<<<<

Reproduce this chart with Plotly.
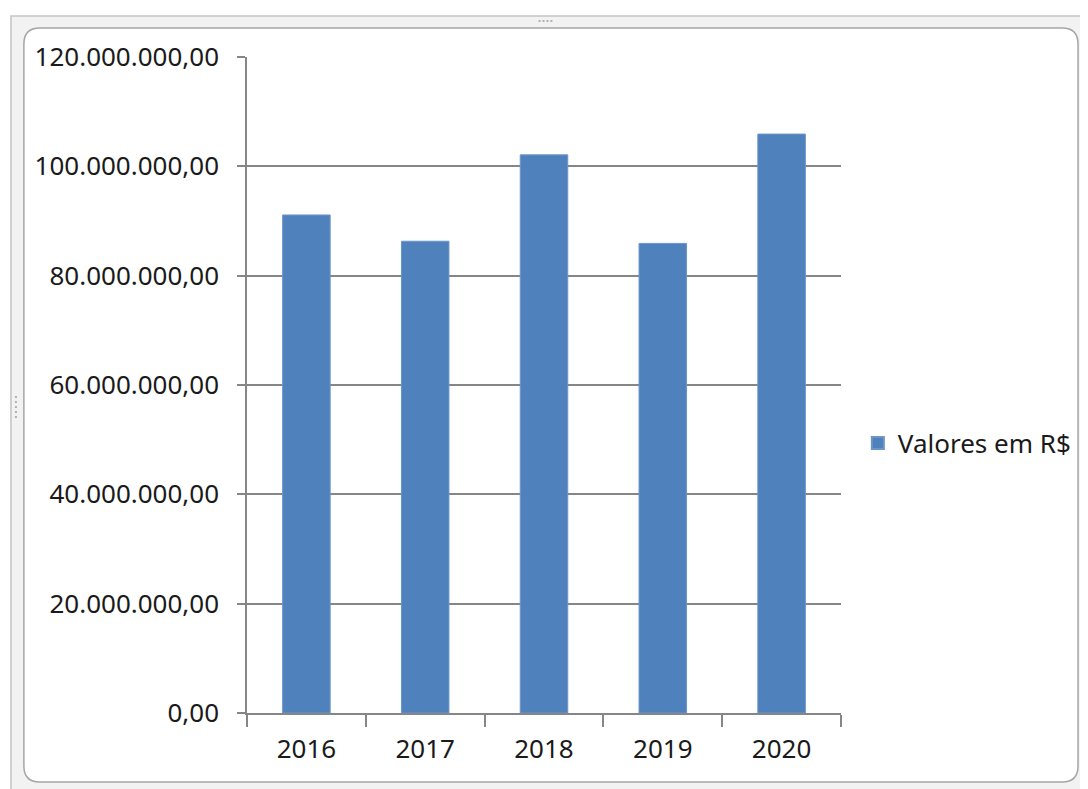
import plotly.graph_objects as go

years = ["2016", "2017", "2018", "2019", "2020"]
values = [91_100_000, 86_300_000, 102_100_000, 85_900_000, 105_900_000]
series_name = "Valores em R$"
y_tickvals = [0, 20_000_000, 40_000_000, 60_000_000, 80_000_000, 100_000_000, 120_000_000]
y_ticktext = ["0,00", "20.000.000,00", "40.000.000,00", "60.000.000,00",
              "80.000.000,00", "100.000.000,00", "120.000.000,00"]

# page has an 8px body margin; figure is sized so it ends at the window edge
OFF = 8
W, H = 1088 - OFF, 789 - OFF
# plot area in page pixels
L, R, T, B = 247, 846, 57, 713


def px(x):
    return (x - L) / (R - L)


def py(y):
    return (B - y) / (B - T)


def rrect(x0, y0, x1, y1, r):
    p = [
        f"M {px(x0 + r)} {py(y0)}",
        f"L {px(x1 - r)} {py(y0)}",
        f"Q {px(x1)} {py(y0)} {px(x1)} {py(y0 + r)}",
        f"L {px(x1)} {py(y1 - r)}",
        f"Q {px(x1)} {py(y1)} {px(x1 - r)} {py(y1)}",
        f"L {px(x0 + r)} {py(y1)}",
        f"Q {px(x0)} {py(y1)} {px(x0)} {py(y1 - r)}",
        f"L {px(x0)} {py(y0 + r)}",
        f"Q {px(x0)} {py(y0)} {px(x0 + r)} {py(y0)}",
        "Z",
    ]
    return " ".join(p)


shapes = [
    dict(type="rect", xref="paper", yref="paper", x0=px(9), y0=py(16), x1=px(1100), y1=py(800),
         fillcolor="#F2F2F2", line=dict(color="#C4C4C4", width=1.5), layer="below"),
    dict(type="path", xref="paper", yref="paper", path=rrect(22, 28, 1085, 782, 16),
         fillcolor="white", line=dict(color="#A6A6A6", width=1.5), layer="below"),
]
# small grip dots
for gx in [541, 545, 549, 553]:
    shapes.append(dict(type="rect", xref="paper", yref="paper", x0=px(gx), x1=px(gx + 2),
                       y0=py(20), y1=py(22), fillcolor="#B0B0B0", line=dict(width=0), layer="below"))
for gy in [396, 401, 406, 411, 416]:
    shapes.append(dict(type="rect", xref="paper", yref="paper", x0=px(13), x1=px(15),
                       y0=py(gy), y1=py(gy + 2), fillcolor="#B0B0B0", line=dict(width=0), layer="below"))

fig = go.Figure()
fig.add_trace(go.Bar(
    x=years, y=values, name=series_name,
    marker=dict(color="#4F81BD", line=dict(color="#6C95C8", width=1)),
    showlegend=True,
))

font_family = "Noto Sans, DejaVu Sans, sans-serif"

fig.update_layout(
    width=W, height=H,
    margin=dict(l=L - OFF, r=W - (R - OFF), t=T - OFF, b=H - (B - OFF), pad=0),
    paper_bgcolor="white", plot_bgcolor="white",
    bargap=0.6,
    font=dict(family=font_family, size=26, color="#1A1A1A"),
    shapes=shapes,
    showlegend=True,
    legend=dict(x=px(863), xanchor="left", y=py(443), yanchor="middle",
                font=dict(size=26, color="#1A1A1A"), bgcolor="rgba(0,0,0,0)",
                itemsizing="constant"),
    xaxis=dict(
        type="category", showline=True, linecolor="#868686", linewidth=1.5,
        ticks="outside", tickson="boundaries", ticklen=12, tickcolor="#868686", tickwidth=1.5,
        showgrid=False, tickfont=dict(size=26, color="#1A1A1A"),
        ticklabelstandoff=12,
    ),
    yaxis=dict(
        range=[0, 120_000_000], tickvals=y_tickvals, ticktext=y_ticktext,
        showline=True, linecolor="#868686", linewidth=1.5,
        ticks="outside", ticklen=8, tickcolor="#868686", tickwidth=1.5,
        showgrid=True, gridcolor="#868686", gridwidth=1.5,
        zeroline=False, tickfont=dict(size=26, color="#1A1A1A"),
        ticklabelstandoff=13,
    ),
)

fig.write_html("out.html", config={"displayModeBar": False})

>>>>
<<<<

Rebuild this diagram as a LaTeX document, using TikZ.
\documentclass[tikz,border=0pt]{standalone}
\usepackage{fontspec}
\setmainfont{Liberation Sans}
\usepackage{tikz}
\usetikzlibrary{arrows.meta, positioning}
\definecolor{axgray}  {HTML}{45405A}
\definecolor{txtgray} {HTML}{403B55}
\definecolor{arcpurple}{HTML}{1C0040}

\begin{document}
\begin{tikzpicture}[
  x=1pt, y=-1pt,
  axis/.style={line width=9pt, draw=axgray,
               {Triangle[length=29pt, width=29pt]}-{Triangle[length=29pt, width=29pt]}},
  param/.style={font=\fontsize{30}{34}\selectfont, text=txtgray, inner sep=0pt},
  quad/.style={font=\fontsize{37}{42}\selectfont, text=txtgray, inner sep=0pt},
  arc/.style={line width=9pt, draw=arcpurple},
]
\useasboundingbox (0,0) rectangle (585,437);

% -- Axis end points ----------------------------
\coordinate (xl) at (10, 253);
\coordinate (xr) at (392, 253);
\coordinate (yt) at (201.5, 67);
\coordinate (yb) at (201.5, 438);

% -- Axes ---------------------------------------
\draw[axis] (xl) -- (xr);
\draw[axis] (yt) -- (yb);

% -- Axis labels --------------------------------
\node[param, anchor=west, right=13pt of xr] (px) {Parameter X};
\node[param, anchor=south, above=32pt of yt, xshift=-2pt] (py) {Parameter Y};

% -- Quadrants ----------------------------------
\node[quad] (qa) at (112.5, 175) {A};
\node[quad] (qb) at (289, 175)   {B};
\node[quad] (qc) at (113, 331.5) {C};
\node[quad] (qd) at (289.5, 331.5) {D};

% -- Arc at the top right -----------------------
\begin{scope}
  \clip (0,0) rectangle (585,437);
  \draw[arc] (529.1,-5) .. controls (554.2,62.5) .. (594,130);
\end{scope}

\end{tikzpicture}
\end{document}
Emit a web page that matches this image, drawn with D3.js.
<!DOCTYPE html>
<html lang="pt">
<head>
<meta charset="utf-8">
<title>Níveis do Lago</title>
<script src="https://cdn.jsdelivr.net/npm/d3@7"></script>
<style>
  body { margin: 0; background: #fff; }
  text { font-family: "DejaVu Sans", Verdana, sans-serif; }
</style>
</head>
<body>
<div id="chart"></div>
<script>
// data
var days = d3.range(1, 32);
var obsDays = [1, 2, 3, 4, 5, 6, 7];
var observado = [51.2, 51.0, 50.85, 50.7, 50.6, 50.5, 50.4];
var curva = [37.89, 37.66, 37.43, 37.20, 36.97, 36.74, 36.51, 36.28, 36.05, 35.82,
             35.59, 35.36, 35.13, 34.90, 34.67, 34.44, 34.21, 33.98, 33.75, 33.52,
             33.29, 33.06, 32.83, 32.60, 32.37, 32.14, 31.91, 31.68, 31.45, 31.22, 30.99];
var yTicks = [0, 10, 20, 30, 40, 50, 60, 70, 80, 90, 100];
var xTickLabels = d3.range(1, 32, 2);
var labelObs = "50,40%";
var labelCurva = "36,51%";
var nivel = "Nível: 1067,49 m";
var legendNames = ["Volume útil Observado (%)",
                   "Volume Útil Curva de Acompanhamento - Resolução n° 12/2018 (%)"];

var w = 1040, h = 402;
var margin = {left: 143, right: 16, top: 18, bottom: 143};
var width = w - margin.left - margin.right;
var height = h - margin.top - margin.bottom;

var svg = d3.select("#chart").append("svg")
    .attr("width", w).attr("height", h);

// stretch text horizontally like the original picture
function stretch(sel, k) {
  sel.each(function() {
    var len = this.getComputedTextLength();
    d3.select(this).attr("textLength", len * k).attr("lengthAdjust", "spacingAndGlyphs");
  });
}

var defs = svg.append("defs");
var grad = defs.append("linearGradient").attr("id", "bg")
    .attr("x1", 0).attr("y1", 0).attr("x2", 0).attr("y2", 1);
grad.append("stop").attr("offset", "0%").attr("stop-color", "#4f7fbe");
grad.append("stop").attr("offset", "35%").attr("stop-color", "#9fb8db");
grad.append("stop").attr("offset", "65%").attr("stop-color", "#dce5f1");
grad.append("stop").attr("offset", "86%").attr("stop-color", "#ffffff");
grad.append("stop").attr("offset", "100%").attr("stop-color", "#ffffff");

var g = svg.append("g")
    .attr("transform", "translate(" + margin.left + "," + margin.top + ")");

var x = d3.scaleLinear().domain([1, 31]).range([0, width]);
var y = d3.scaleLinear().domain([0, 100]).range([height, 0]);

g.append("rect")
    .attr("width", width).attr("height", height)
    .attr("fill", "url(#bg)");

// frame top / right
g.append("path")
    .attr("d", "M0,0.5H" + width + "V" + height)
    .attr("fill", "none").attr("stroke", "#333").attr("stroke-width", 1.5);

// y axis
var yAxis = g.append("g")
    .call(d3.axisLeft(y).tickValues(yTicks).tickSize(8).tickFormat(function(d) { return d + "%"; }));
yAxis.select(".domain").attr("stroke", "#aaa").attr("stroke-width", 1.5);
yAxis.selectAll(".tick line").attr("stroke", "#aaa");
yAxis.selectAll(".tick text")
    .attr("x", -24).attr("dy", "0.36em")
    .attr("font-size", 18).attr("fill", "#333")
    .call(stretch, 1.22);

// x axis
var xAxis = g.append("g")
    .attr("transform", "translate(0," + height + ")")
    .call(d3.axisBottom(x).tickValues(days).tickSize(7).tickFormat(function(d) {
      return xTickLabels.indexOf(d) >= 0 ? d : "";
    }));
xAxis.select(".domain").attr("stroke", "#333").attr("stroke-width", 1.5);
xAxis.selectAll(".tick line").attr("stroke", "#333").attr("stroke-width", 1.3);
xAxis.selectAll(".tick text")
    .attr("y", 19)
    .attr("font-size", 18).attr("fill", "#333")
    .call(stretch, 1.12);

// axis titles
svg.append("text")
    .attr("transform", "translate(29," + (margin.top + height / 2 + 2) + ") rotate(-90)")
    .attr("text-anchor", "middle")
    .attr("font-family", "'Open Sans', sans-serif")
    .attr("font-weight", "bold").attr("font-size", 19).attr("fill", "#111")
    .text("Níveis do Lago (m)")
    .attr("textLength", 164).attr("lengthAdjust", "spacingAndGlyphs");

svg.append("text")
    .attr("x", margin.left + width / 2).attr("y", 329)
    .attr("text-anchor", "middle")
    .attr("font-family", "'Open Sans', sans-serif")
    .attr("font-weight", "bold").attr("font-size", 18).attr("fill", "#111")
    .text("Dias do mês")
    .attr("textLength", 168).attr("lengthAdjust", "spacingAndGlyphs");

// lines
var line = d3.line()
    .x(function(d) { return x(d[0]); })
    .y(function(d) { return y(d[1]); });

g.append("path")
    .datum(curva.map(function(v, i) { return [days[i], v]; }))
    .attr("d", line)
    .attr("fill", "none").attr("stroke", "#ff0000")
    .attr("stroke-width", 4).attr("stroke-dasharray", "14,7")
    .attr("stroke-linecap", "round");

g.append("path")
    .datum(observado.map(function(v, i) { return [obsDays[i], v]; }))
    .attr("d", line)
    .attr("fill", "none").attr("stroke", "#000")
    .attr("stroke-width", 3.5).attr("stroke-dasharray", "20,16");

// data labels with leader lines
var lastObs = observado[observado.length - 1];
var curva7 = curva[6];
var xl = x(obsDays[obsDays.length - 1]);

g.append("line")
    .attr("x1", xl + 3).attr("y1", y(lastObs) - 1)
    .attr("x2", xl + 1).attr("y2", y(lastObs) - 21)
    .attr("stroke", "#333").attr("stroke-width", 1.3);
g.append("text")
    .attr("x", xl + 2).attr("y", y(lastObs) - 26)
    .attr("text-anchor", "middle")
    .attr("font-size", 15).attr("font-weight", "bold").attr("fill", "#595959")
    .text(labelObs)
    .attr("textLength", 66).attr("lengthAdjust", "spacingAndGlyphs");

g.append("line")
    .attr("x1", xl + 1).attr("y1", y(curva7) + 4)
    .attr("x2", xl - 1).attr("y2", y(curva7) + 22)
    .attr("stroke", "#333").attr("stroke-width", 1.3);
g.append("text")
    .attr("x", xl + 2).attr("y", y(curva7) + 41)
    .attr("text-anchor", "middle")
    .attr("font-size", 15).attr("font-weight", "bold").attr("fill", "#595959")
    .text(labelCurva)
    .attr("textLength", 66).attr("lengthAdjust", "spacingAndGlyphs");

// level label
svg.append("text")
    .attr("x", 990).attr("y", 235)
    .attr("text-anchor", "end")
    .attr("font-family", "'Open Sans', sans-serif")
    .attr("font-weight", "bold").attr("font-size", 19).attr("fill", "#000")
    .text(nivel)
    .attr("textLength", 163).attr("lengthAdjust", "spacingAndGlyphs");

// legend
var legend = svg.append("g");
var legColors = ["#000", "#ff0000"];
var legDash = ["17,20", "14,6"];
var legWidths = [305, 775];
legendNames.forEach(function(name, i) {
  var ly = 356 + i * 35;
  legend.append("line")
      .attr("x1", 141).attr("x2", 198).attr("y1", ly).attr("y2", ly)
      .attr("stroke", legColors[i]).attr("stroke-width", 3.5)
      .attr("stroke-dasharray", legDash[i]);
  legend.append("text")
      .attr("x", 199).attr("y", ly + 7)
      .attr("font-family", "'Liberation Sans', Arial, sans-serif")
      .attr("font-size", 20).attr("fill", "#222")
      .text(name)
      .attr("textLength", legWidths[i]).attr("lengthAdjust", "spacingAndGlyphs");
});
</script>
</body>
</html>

>>>>

* [EXERCISE PROMPT] Review the preceding data and report every line that includes the string "page".

* [SOLUTION BELOW]
# page has an 8px body margin; figure is sized so it ends at the window edge
# plot area in page pixels
Emit a web page that matches this image, drawn with D3.js.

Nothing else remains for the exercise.